Passado o choque, é muito provável que a atividade predatória tenha voltado a penetrar na floresta, alimentada por um círculo vicioso que se realimenta da falta de assistência às comunidades indígenas e do escandaloso desmonte da política de fiscalização ambiental, e sob as ordens do governo Bolsonaro que disse ainda em campanha eleitoral que acabaria com a “indústria de multas do Ibama”.
O povo Munduruku, no Pará, possui 140 aldeias e 14 mil pessoas. Suas lideranças lutam há anos contra a entrada de garimpeiros, mas nos últimos tempos a invasão abriu uma ferida no seio da comunidade. Calcula-se que entre 100 e 200 indígenas apoiem a atividade ilegal, tendo sido cooptados e instrumentalizados pelos donos dos maquinários e de toda a enorme logística que o garimpo movimenta. Estimulados pelo discurso do próprio presidente da República e de políticos e empresários locais, estes indígenas fomentam a divisão e praticam, em conluio com pistoleiros, atos de violência contra seus irmãos. Várias lideranças estão sob ameaça de morte, como é o caso de Alessandra Korap Munduruku e de Maria Leusa Munduruku, mulheres que honram a tradição guerreira deste povo e lideram a luta contra o garimpo. Não por coincidência, ambas sofreram agressões recentes, tendo suas casas invadidas e vandalizadas além da própria sede da associação de mulheres Munduruku em Itaituba.

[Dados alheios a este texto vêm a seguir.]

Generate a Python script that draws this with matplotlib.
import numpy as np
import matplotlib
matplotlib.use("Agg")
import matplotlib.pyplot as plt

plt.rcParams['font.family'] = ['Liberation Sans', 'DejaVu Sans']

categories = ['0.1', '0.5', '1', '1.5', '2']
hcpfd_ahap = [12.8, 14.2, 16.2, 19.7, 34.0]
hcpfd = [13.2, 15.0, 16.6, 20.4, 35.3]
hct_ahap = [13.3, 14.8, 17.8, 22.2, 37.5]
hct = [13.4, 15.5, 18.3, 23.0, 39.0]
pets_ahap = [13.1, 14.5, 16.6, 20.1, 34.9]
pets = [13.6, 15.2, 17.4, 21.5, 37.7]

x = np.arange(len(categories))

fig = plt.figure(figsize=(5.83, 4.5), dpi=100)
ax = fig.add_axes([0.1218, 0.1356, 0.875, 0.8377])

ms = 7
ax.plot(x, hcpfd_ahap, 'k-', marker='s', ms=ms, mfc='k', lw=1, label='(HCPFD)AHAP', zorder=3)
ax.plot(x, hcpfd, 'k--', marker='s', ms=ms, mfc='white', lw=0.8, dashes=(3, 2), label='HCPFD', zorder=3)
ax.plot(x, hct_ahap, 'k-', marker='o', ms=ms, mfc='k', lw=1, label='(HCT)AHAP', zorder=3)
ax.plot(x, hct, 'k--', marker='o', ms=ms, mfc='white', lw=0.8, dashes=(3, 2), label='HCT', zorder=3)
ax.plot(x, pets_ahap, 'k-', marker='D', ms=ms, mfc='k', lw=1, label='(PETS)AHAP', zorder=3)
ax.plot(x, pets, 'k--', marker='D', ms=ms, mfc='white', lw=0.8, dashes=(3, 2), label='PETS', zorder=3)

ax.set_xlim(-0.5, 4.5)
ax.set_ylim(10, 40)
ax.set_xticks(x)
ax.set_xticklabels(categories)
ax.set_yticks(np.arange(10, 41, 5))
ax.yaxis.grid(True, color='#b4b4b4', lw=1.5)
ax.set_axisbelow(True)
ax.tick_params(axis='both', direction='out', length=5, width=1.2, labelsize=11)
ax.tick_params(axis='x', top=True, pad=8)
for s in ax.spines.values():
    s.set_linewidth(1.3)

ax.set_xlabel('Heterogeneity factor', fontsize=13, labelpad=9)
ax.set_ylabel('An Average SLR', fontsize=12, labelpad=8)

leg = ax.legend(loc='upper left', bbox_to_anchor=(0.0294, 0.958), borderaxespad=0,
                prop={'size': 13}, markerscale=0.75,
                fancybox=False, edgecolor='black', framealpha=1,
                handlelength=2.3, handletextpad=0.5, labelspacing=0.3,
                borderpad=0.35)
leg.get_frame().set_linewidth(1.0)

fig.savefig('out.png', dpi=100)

É neste contexto que os indígenas retomam a caminhada e realizam a maior e mais importante mobilização contra as políticas de destruição do meio ambiente do governo.
BANDEIRA ENSANGUENTADA: LUTO, LUTA E ESPERANÇA
A imagem é impressionante: o Eixo Monumental, em Brasília, inundado por milhares de indígenas. No meio da multidão, sempre colorida e vibrante, surge uma bandeira nacional salpicada de vermelho para simbolizar que é sobre esse mar de sangue indígena que se construiu e ainda se ergue aquilo que conhecemos como Brasil. Essa mesma bandeira, momentos depois, foi hasteada por guerreiros no mastro principal em frente ao Congresso.

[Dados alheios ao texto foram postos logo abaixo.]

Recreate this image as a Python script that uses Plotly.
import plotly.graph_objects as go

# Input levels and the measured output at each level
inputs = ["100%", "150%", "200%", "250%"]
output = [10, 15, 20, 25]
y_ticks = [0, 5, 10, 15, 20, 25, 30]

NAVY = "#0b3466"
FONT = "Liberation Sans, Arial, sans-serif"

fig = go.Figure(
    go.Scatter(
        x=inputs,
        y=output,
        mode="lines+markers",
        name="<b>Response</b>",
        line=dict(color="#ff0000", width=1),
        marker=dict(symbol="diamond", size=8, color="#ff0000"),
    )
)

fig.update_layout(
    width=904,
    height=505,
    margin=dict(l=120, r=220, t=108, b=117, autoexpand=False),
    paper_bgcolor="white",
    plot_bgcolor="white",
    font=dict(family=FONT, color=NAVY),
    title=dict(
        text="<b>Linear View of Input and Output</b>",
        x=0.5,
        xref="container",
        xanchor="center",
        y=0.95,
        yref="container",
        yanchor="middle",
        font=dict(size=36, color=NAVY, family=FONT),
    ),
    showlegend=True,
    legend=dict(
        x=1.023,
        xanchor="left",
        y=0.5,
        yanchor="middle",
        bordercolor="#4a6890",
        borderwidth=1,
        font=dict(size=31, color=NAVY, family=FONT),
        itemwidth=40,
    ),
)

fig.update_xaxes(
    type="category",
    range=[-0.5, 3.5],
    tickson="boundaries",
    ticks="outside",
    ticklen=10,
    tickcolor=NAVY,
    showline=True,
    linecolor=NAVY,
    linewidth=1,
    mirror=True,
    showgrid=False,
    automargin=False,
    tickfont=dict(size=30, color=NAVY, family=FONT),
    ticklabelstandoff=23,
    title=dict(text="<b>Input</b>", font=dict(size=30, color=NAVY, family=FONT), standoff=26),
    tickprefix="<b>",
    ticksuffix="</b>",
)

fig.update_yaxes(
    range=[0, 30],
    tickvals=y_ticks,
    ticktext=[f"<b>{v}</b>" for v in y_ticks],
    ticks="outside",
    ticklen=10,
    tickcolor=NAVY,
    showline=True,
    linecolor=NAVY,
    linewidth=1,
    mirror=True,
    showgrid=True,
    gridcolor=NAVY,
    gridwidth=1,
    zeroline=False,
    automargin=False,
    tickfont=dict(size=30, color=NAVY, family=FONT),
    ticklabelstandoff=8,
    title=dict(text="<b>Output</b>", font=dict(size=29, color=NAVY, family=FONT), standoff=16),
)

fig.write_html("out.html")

Ninguém duvide que são os povos originários que hoje representam a principal frente de resistência às políticas perversas que sem exagero devem ser tratadas como genocidas. Não é apenas a extrema-direita dos Bolsonaro. A aliança pela devastação responde a amplos interesses econômicos e políticos. O garimpeiro ilegal que pratica toda sorte de abusos e violências no território Ianomâmi, por exemplo, é peça de uma engrenagem comandada de cima por senhores engravatados, confortavelmente instalados em seus escritórios na avenida Paulista, ou nos mais requintados edifícios dos Estados Unidos e da Europa.
A nossa luta indígena não pode ser acusada de exclusivista ou corporativa. Muito pelo contrário. As bandeiras do movimento a um só tempo defendem os direitos consagrados na Constituição, que expressamente assegura a nós indígenas a posse permanente de suas terras e a preservação de seus usos e costumes, como também alertam para a emergência climática que atinge nosso país e o mundo.
Por isso, uma das faixas carregadas pelos manifestantes é tão emblemática. “O futuro é indígena”, sim, porque simplesmente não haverá futuro para a humanidade se os povos originários forem exterminados.
A ATL 2022, mais uma vez, carrega muita dor em forma de protesto, mas não se trata de um movimento fundado na tristeza e na desesperança. Como nos ensinam os Guarani, a busca pela terra sem males (Yvy Mara Ey) permanece embalando nossos dias e noites. Para chegar lá, claro, é preciso ter força para jamais parar de caminhar. É essa lição de resiliência e fé no futuro que ecoa de Brasília e se transformará em vitoriosa semeadura se tocar os corações do restante do povo brasileiro.